Creditors and investors of the “asset-weak” companies try to reach through corporate boundaries by any and all means. If they are unsuccessful, their recoveries can be much lower than their counterpart creditors at other entities in the corporate tree, in what is ostensibly the “same company.” A typical pattern is that lenders and investors at one level (for example, stockholders and bondholders of the holding company) assert that they financed the operations of the subsidiaries and should recover accordingly; conversely, creditors of the subsidiaries assert that holding company creditors were aware of their “structural subordination” and have to live with the consequences.
Hence, the (often furious) litigation that attends many complex corporate bankruptcies and is now gathering steam in the Lehman cases. In addition to the multiple insolvency proceedings around the world, there are now securities class actions and criminal investigations, all of which will presumably take years to resolve. One of the well-publicized complaints is from creditors of Lehman’s UK entities, who claim that several billion dollars was swept into Lehman’s U.S. accounts on the eve of its Chapter 11 filing. These creditors are now faced with trying to claw back cash that once flowed easily within “Lehman Brothers” and is suddenly beyond their reach due to legal boundaries that became very real, and difficult to pierce, upon Lehman’s bankruptcy filing.

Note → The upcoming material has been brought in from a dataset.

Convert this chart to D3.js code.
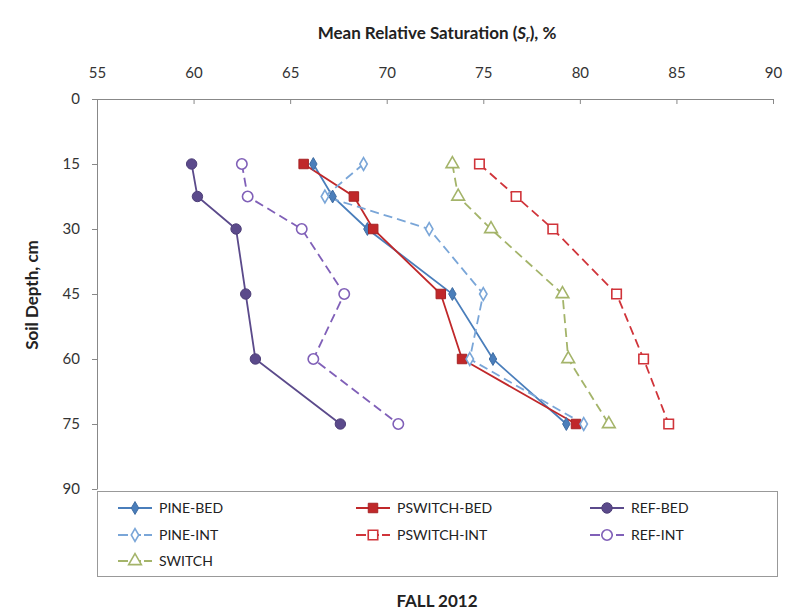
<!DOCTYPE html>
<html>
<head>
<meta charset="utf-8">
<script src="https://cdn.jsdelivr.net/npm/d3@7"></script>
<style>
  body { margin: 0; background: #fff; }
  svg { display: block; font-family: Lato, "Open Sans", sans-serif; }
</style>
</head>
<body>
<svg id="chart" width="790" height="614"></svg>
<script>
// Soil depths (cm) at which relative saturation was measured
const depths = [15, 22.5, 30, 45, 60, 75];

// Mean relative saturation (%) per treatment
const pineBed    = [66.2, 67.2, 69.0, 73.4, 75.5, 79.3];
const pineInt    = [68.8, 66.8, 72.2, 75.0, 74.3, 80.2];
const pswitchBed = [65.7, 68.3, 69.3, 72.8, 73.9, 79.8];
const pswitchInt = [74.8, 76.7, 78.6, 81.9, 83.3, 84.6];
const refBed     = [59.9, 60.2, 62.2, 62.7, 63.2, 67.6];
const refInt     = [62.5, 62.8, 65.6, 67.8, 66.2, 70.6];
const switchGrass = [73.4, 73.7, 75.4, 79.1, 79.4, 81.5];

const xTicks = [55, 60, 65, 70, 75, 80, 85, 90];
const yTicks = [0, 15, 30, 45, 60, 75, 90];

const series = [
  { name: "PINE-BED",    values: pineBed,    color: "#4a7ebb", dash: null,  shape: "diamond",  filled: true },
  { name: "PSWITCH-BED", values: pswitchBed, color: "#c0282a", dash: null,  shape: "square",   filled: true },
  { name: "REF-BED",     values: refBed,     color: "#5b4a8b", dash: null,  shape: "circle",   filled: true },
  { name: "PINE-INT",    values: pineInt,    color: "#7aa6d8", dash: "9,5", shape: "diamond",  filled: false },
  { name: "PSWITCH-INT", values: pswitchInt, color: "#d0343a", dash: "9,5", shape: "square",   filled: false },
  { name: "REF-INT",     values: refInt,     color: "#8060b8", dash: "9,5", shape: "circle",   filled: false },
  { name: "SWITCH",      values: switchGrass, color: "#a4b46a", dash: "9,5", shape: "triangle", filled: false }
];

const svg = d3.select("#chart");
const x = d3.scaleLinear().domain([55, 90]).range([97, 773]);
const y = d3.scaleLinear().domain([0, 90]).range([99, 489]);

// Axis titles
svg.append("text")
  .attr("x", 437).attr("y", 39)
  .attr("text-anchor", "middle")
  .attr("font-size", 17).attr("font-weight", 700).attr("fill", "#222")
  .html('Mean Relative Saturation  (<tspan font-style="italic">S</tspan><tspan font-style="italic" font-size="10" dy="3">r</tspan><tspan dy="-3">), %</tspan>');

svg.append("text")
  .attr("transform", "translate(38,295) rotate(-90)")
  .attr("text-anchor", "middle")
  .attr("font-size", 17).attr("font-weight", 700).attr("fill", "#222")
  .text("Soil Depth, cm");

// Top x-axis
const gx = svg.append("g").attr("transform", `translate(0,${y(0)})`)
  .call(d3.axisTop(x).tickValues(xTicks).tickSizeInner(-5).tickSizeOuter(0).tickPadding(21));
gx.select(".domain").attr("stroke", "#888");
gx.selectAll(".tick line").attr("stroke", "#888");
gx.selectAll(".tick text").attr("font-size", 15).attr("fill", "#333").attr("font-family", "Lato, sans-serif");

// Left y-axis
const gy = svg.append("g").attr("transform", `translate(${x(55)},0)`)
  .call(d3.axisLeft(y).tickValues(yTicks).tickSizeInner(5).tickSizeOuter(0).tickPadding(12));
gy.select(".domain").attr("stroke", "#888");
gy.selectAll(".tick line").attr("stroke", "#888");
gy.selectAll(".tick text").attr("font-size", 15).attr("fill", "#333").attr("font-family", "Lato, sans-serif");

// Marker drawing
const symbolFor = {
  diamond: d3.symbolDiamond,
  square: d3.symbolSquare,
  circle: d3.symbolCircle,
  triangle: d3.symbolTriangle
};
const sizeFor = { diamond: 48, square: 90, circle: 85, triangle: 70 };

function drawMarker(g, s, cx, cy) {
  g.append("path")
    .attr("d", d3.symbol().type(symbolFor[s.shape]).size(sizeFor[s.shape])())
    .attr("transform", `translate(${cx},${cy})`)
    .attr("fill", s.filled ? s.color : "#fff")
    .attr("stroke", s.filled ? d3.color(s.color).darker(0.4) : s.color)
    .attr("stroke-width", s.filled ? 1 : 1.6);
}

const line = d3.line().x(d => x(d.v)).y(d => y(d.d));
const plot = svg.append("g");

series.forEach(s => {
  const pts = depths.map((d, i) => ({ d: d, v: s.values[i] }));
  plot.append("path")
    .datum(pts)
    .attr("d", line)
    .attr("fill", "none")
    .attr("stroke", s.color)
    .attr("stroke-width", 1.8)
    .attr("stroke-dasharray", s.dash);
});
series.forEach(s => {
  const g = plot.append("g");
  depths.forEach((d, i) => drawMarker(g, s, x(s.values[i]), y(d)));
});

// Legend
svg.append("rect")
  .attr("x", 97.5).attr("y", 491.5).attr("width", 680).attr("height", 85)
  .attr("fill", "#fff").attr("stroke", "#999");

const legendCols = [118, 356, 590];
const legendRows = [508, 535, 561];
series.forEach((s, i) => {
  const col = [0, 1, 2, 0, 1, 2, 0][i];
  const row = [0, 0, 0, 1, 1, 1, 2][i];
  const lx = legendCols[col], ly = legendRows[row];
  const g = svg.append("g");
  g.append("line")
    .attr("x1", lx).attr("x2", lx + 34).attr("y1", ly).attr("y2", ly)
    .attr("stroke", s.color).attr("stroke-width", 2)
    .attr("stroke-dasharray", s.dash ? "10,3" : null);
  drawMarker(g, s, lx + 17, ly);
  g.append("text")
    .attr("x", lx + 41).attr("y", ly + 5)
    .attr("font-size", 14).attr("fill", "#222")
    .text(s.name);
});

svg.append("text")
  .attr("x", 437).attr("y", 607)
  .attr("text-anchor", "middle")
  .attr("font-size", 17).attr("font-weight", 700).attr("fill", "#222")
  .text("FALL 2012");
</script>
</body>
</html>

This is one of the difficult lessons that is learned repeatedly in corporate bankruptcies but is especially potent for companies with global operations. At a court hearing, one of Lehman’s lawyers explained its cash management system as “cash moves around with great velocity.” This can be profitable for creditors in good times yet very dangerous in others. Creditors should be aware of the benefits and risks of centralized cash management – specifically, of exactly which entities they have claims against, and where those entities’ cash and other assets are – so that they can understand and be prepared for the consequences in the event, “the music stops.”